Men jailed for bedding minors get fresh sentences

 Fidelis Munyoro-Chief Court Reporter

After the High Court reviewed sentences imposed by different magistrates on six men aged 20 to 35 who had been intimate with underage teenage girls, with the sentences varying between community service and six years jail, three of the sentences were set aside with the magistrates ordered to use the new sentencing guidelines when they re-sentence them.

While the guidelines do not overtake the existing laws such as the Criminal Law Code and the Criminal Procedure and Evidence Act, they were to be used in conjunction with these to obtain similar sentences in similar cases committed under similar circumstances.

Sentencing guidelines are a system of recommended sentences based upon offence and offender characteristics.

 The offence and offender characteristics are placed on a sentencing grid or are assigned points on a worksheet, and the recommended sentence is derived from those sources.

 The recommended sentences are generally believed to be appropriate for all “typical” cases sharing the same or similar offence and offender characteristics.

 The ruling last week, comes after six cases of Blessed Sixpence, Tatenda Kuyazwa, Trust Gudhu, Tapiwa Siravhe, Brendon Chirewo and Michael Mandeya were brought to the High Court on automatic review.

 The offenders’ ages ranged from 20 years to 35 years, while the girls’ ages were between 13 and 15.

 All the six were sentenced to penalties ranging from as lenient as community service to as severe as six years’ imprisonment. 

 The magistrates who dealt with the cases were of different ranks. 

One is a magistrate, another is a senior magistrate, two are provincial magistrates and two others are regional magistrates.

Out of the six, three of the men were sentenced before August 8 before the guidelines, while the other three were sentenced after the introduction of the new guidelines.

On review, Justice Munamato Mutevedzi quashed the sentences that had been imposed on Kandeya, Sixpence and Kuyazwa and referred their cases back to the trial magistrates for sentencing each of them afresh using the new guidelines.

Justice Mutevedzi held certificates on the cases of Gudhu, Siravhe and Chiwero on the grounds they were sentenced before the new guidelines came into effect.

 Recent trends in sentencing showed that the discretion accorded to trial courts had been subject to misappropriation and abuse. 

As a result, the purposes of sentencing had been distorted and there were increasing inconsistencies in sentencing. 

 The legislature saw it necessary to introduce sentencing guidelines to achieve consistency and uniformity in sentencing. 

Consistency and uniformity require that offenders convicted of the same offence committed in similar circumstances must essentially be punished in the same way.

 In his judgment last week, Justice Mutevedzi pointed out that the purpose of the guidelines was to ensure rational and consistent sentencing practices in Zimbabwe. 

“The unacceptably wide disparities shown in the sentences above imposed on similar offences committed in comparable circumstances by offenders who are almost similarly placed make sad reading,” he said.

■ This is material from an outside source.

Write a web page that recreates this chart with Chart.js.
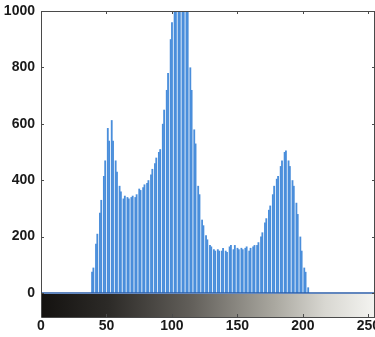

“They call into question the so-called exercise of discretion by judicial officers. They unmask the disguise called judicial discretion and reveal that what lies at the core of the entire process may be nothing but judicial arbitrariness.” 

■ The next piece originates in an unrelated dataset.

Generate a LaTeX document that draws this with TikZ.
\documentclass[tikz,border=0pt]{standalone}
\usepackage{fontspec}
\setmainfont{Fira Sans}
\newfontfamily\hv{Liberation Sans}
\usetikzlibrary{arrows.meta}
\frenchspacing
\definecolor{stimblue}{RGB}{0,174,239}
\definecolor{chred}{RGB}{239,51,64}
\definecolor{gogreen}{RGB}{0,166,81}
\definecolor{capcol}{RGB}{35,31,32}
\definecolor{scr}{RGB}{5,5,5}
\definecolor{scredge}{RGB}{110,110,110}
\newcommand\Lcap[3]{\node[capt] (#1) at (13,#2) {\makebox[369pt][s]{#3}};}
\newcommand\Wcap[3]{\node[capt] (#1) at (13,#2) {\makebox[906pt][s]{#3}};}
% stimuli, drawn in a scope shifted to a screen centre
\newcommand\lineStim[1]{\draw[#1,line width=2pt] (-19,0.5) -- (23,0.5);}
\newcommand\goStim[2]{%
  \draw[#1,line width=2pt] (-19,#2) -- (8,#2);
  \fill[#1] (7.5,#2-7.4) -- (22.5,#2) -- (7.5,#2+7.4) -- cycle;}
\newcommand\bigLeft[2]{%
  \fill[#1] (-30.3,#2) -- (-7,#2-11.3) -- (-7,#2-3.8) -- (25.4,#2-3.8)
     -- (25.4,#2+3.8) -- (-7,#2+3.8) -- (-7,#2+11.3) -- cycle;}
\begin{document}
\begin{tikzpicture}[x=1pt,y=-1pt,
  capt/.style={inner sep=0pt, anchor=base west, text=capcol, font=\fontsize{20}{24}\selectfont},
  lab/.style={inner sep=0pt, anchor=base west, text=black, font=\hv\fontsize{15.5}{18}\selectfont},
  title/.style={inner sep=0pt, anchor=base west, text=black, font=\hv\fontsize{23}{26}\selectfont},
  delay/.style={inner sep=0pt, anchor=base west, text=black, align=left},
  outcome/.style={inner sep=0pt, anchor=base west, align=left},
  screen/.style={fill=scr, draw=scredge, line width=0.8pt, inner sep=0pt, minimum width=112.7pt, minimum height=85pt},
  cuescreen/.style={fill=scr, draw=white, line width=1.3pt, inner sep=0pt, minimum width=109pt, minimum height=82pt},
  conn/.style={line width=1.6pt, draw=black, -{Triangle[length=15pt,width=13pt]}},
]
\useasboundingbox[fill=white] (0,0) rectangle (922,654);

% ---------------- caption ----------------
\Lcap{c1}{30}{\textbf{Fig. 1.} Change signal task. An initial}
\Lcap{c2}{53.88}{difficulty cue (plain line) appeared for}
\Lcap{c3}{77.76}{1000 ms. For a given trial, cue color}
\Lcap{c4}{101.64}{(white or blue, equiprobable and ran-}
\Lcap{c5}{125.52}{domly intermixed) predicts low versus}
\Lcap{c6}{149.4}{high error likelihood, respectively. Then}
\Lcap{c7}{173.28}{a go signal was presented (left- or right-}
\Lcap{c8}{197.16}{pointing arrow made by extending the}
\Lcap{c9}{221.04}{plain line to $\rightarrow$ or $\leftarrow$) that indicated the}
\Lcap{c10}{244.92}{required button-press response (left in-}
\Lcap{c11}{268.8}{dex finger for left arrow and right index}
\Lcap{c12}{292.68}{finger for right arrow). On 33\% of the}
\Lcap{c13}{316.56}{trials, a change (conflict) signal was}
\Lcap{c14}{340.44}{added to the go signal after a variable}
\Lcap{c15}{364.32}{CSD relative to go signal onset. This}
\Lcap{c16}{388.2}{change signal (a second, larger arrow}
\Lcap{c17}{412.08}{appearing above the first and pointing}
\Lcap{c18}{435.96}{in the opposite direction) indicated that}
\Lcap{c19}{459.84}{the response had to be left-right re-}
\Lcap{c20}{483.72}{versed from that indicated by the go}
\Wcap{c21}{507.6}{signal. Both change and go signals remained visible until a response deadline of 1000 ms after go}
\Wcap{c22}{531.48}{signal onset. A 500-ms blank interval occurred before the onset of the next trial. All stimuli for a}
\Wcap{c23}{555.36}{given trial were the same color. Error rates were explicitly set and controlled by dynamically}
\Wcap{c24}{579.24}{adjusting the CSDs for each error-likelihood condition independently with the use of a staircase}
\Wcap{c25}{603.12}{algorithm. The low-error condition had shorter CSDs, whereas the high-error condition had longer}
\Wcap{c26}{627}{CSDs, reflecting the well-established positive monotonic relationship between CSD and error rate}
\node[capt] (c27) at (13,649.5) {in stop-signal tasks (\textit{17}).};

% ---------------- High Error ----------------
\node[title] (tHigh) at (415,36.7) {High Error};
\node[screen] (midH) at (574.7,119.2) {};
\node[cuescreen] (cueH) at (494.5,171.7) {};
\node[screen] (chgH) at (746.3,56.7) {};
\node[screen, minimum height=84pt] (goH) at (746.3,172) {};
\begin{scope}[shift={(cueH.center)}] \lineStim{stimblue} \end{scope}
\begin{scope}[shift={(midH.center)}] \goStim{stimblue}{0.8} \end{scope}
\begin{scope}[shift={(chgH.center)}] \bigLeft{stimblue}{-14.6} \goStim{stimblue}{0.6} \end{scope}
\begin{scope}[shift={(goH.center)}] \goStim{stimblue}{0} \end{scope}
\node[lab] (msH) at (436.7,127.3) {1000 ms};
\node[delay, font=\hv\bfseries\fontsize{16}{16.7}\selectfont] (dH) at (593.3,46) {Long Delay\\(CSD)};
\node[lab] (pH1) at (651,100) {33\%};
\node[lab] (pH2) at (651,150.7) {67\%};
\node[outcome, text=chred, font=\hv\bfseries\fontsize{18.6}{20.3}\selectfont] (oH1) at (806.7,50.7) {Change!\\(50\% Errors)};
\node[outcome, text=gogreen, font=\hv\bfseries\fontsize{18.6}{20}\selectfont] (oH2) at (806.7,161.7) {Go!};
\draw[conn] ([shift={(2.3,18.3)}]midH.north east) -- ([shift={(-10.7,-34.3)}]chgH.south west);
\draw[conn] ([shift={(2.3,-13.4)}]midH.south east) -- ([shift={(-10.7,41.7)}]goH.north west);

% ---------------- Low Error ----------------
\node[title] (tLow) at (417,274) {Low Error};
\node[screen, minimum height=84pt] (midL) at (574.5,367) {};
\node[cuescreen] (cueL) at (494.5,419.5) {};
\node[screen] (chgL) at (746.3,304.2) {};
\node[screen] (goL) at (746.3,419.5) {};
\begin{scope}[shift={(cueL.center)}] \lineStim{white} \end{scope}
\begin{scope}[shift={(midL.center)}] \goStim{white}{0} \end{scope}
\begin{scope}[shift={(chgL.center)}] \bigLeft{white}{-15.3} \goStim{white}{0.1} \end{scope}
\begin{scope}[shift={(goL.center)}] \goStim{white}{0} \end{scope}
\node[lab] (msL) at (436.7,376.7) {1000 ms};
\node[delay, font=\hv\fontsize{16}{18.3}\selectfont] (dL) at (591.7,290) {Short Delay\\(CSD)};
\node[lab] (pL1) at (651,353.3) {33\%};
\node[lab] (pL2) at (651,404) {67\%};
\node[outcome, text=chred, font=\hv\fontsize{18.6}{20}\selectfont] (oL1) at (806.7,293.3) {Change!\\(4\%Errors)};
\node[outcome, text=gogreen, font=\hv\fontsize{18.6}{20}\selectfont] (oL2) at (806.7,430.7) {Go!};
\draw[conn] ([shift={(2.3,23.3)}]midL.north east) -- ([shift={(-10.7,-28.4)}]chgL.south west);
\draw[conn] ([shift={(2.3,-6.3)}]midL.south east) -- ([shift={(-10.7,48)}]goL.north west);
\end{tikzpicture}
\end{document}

 Justice Mutevedzi said judicial officers should endeavour to find punishments which are suitable for the crime, the offender and society.

 Despite these constant reminders when sentences of such widely varying severity, the public’s concerns that there is no objectivity whatsoever in the sentencing process are vindicated, said Justice Mutevedzi.

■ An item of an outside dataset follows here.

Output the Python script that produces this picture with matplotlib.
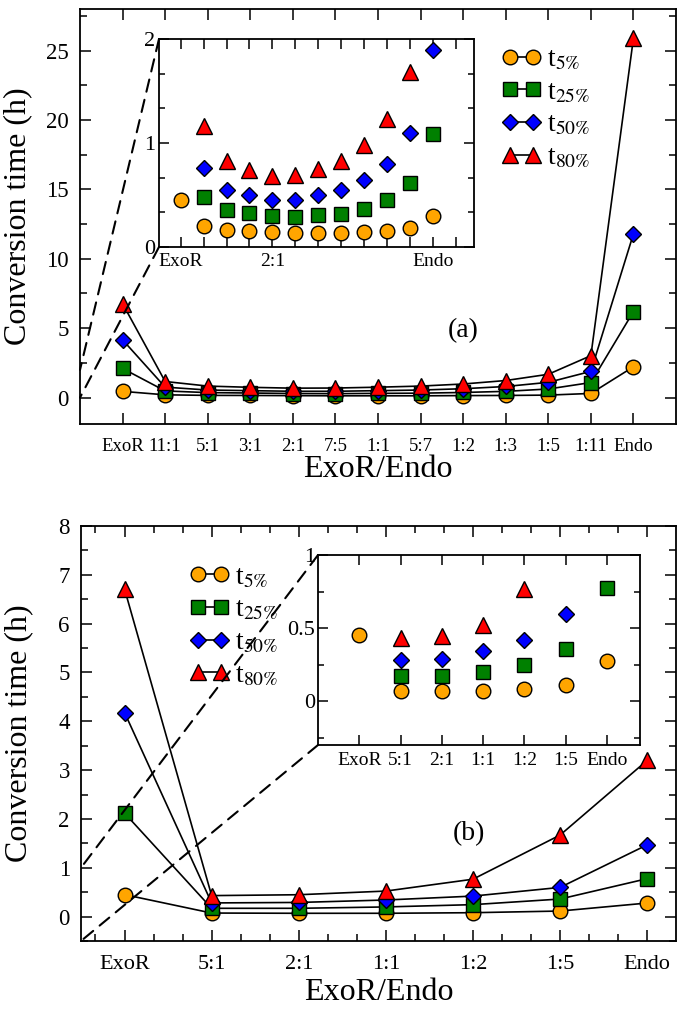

 In sentencing, he said the judge, a court should always bear in mind that one of the primary purposes of the criminal law is retribution and that the purpose of punishment must be blended with all the others to come up with a sentence which serves the interests of all. 

He emphasised that the guidelines did not supplant the existing legislation governing sentencing, saying the Criminal Law Code and the Criminal Procedure and Evidence Act remained the primary sources of sentencing law in the country. 

“Those two, constitute the manufacturing plant and the guidelines are simply a tool-box within that factory,” he said. “The guidelines must, therefore, be taken as a weapon which complements the existing statutes. I view them as regulations intended to bring order into the somewhat haphazard sentencing processes which are apparent in many proceedings.

“If the six records of proceedings in the present case and this court’s experiences in the past are anything to go by, I would be forgiven for describing the current sentencing trends as chaotic. The guidelines envisage a binding and formal procedure which every sentencing court is required to follow.”

The trial magistrates in the three cases did not follow the new sentencing guidelines. They based their sentences on the precedents. 

Government recently enacted the new guidelines that seek to promote consistency in the sentencing of offenders. 

 The guidelines reduce the wide differences in sentences that are imposed on offenders convicted for the same offence and in similar circumstances.